Since I am airing my private affairs in public, I cannot let an opportunity pass to portray how bullying in our culture played a role in this friendship. We have many things in common: quiet natures, reading, writing — we would have found each other’s friendship regardless of our social or familial situations. But it has to be said that bullying from some peers also bound us together, sometimes too tightly for either of us to breathe. My friend and others in our circle recognized before I did the need to branch out to make connections separate from each other; as we grew up and our peers did the same, each of us found some connections that were the products of our own efforts rather than our group. I told myself at the time that I understood and respected this new reality, but in truth I rebelled in a vengeful way. I once believed that we were “destined” to be friends forever.
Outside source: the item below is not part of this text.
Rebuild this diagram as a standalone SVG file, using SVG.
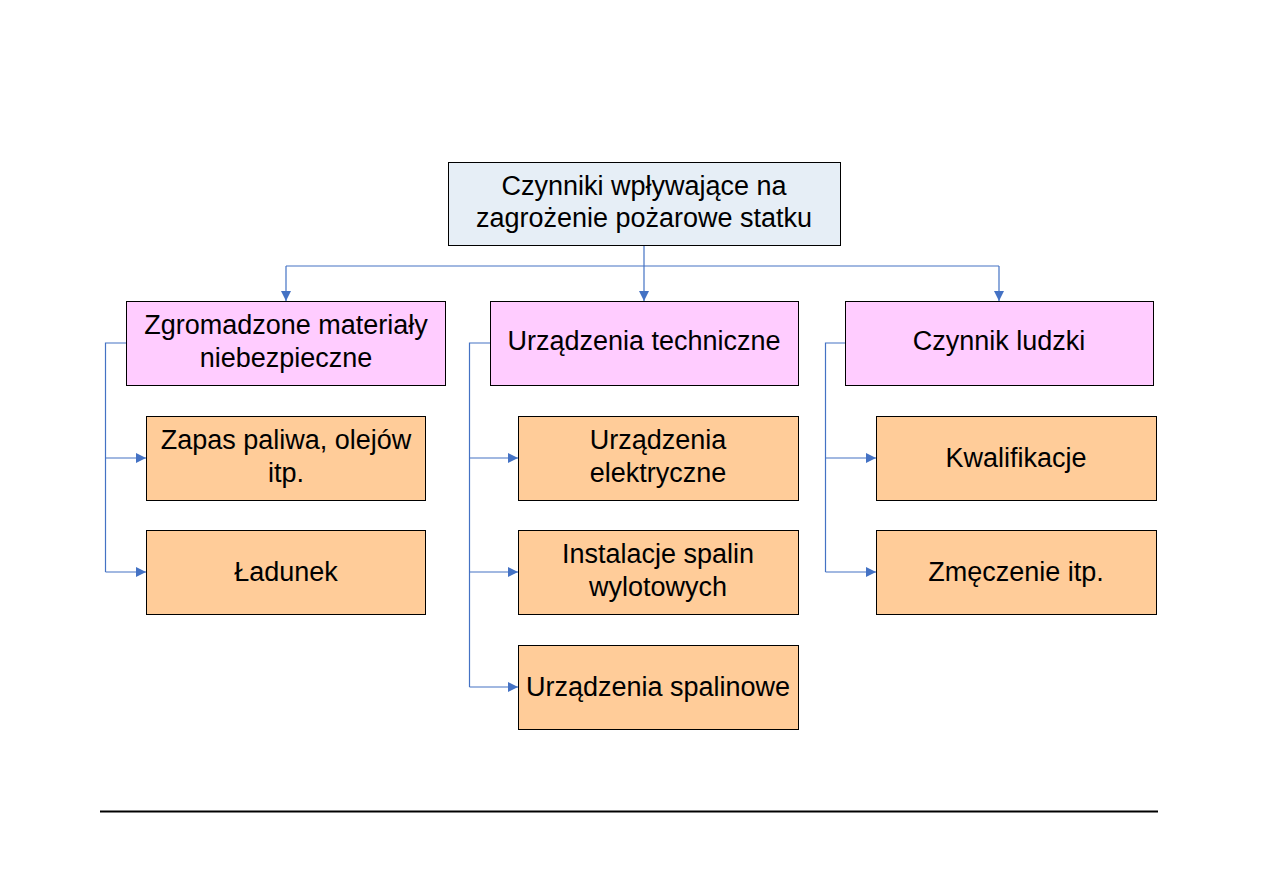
<svg xmlns="http://www.w3.org/2000/svg" width="1263" height="893" viewBox="0 0 1263 893">
<style>
.box{stroke:#000;stroke-width:1}
.root{fill:#E6EEF6}
.cat{fill:#FFCCFF}
.leaf{fill:#FFCC99}
text{font-family:"Liberation Sans",Arial,sans-serif;font-size:27px;fill:#000;text-anchor:middle}
.conn{fill:none;stroke:#4472C4;stroke-width:1.2}
</style>
<defs>
<marker id="arr" viewBox="0 0 10 10" refX="10" refY="5" markerWidth="11" markerHeight="10" markerUnits="userSpaceOnUse" orient="auto">
<path d="M0,0 L10,5 L0,10 z" fill="#4472C4"/>
</marker>
</defs>
<rect width="1263" height="893" fill="#fff"/>
<g id="connectors">
<path class="conn" d="M644,245 V301" marker-end="url(#arr)"/>
<path class="conn" d="M286,266 H999"/>
<path class="conn" d="M286,266 V301" marker-end="url(#arr)"/>
<path class="conn" d="M999,266 V301" marker-end="url(#arr)"/>
<path class="conn" d="M126,343 H105.5 V572"/>
<path class="conn" d="M105.5,458 H146" marker-end="url(#arr)"/>
<path class="conn" d="M105.5,572 H146" marker-end="url(#arr)"/>
<path class="conn" d="M490,343 H469.5 V687"/>
<path class="conn" d="M469.5,458 H518" marker-end="url(#arr)"/>
<path class="conn" d="M469.5,572 H518" marker-end="url(#arr)"/>
<path class="conn" d="M469.5,687 H518" marker-end="url(#arr)"/>
<path class="conn" d="M845,343 H825.5 V572"/>
<path class="conn" d="M825.5,458 H876" marker-end="url(#arr)"/>
<path class="conn" d="M825.5,572 H876" marker-end="url(#arr)"/>
</g>
<g id="root">
<rect class="box root" x="448.5" y="162.5" width="392" height="83"/>
<text x="644" y="195">Czynniki wpływające na</text>
<text x="644" y="227">zagrożenie pożarowe statku</text>
</g>
<g id="cat1">
<rect class="box cat" x="126.5" y="301.5" width="319" height="84"/>
<text x="286" y="334">Zgromadzone materiały</text>
<text x="286" y="367">niebezpieczne</text>
</g>
<g id="cat2">
<rect class="box cat" x="490.5" y="301.5" width="308" height="84"/>
<text x="644" y="350">Urządzenia techniczne</text>
</g>
<g id="cat3">
<rect class="box cat" x="845.5" y="301.5" width="308" height="84"/>
<text x="999" y="350">Czynnik ludzki</text>
</g>
<g id="leaf1a">
<rect class="box leaf" x="146.5" y="416.5" width="279" height="84"/>
<text x="286" y="449">Zapas paliwa, olejów</text>
<text x="286" y="482">itp.</text>
</g>
<g id="leaf1b">
<rect class="box leaf" x="146.5" y="530.5" width="279" height="84"/>
<text x="286" y="581">Ładunek</text>
</g>
<g id="leaf2a">
<rect class="box leaf" x="518.5" y="416.5" width="280" height="84"/>
<text x="658" y="449">Urządzenia</text>
<text x="658" y="482">elektryczne</text>
</g>
<g id="leaf2b">
<rect class="box leaf" x="518.5" y="530.5" width="280" height="84"/>
<text x="658" y="563">Instalacje spalin</text>
<text x="658" y="596">wylotowych</text>
</g>
<g id="leaf2c">
<rect class="box leaf" x="518.5" y="645.5" width="280" height="84"/>
<text x="658" y="696">Urządzenia spalinowe</text>
</g>
<g id="leaf3a">
<rect class="box leaf" x="876.5" y="416.5" width="280" height="84"/>
<text x="1016" y="467">Kwalifikacje</text>
</g>
<g id="leaf3b">
<rect class="box leaf" x="876.5" y="530.5" width="280" height="84"/>
<text x="1016" y="581">Zmęczenie itp.</text>
</g>
<line x1="100" y1="811.5" x2="1158" y2="811.5" stroke="#000" stroke-width="2"/>
</svg>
The truth is the friendship is and was a garden and it was up to me to tend it, guard over it, and make it  a safe place to return to when the day’s travels were over.

Today I have cleared away the frost from that garden to find that my friend has been doing the same; we may have been hoeing and plowing in separate patches of the field, but the seeds are in place for wild flowers to grow.

  1. So true, Lisa!

  2. Very nice-it is important to “mend fences” while still having plenty of time left to tend to rekindled friendships.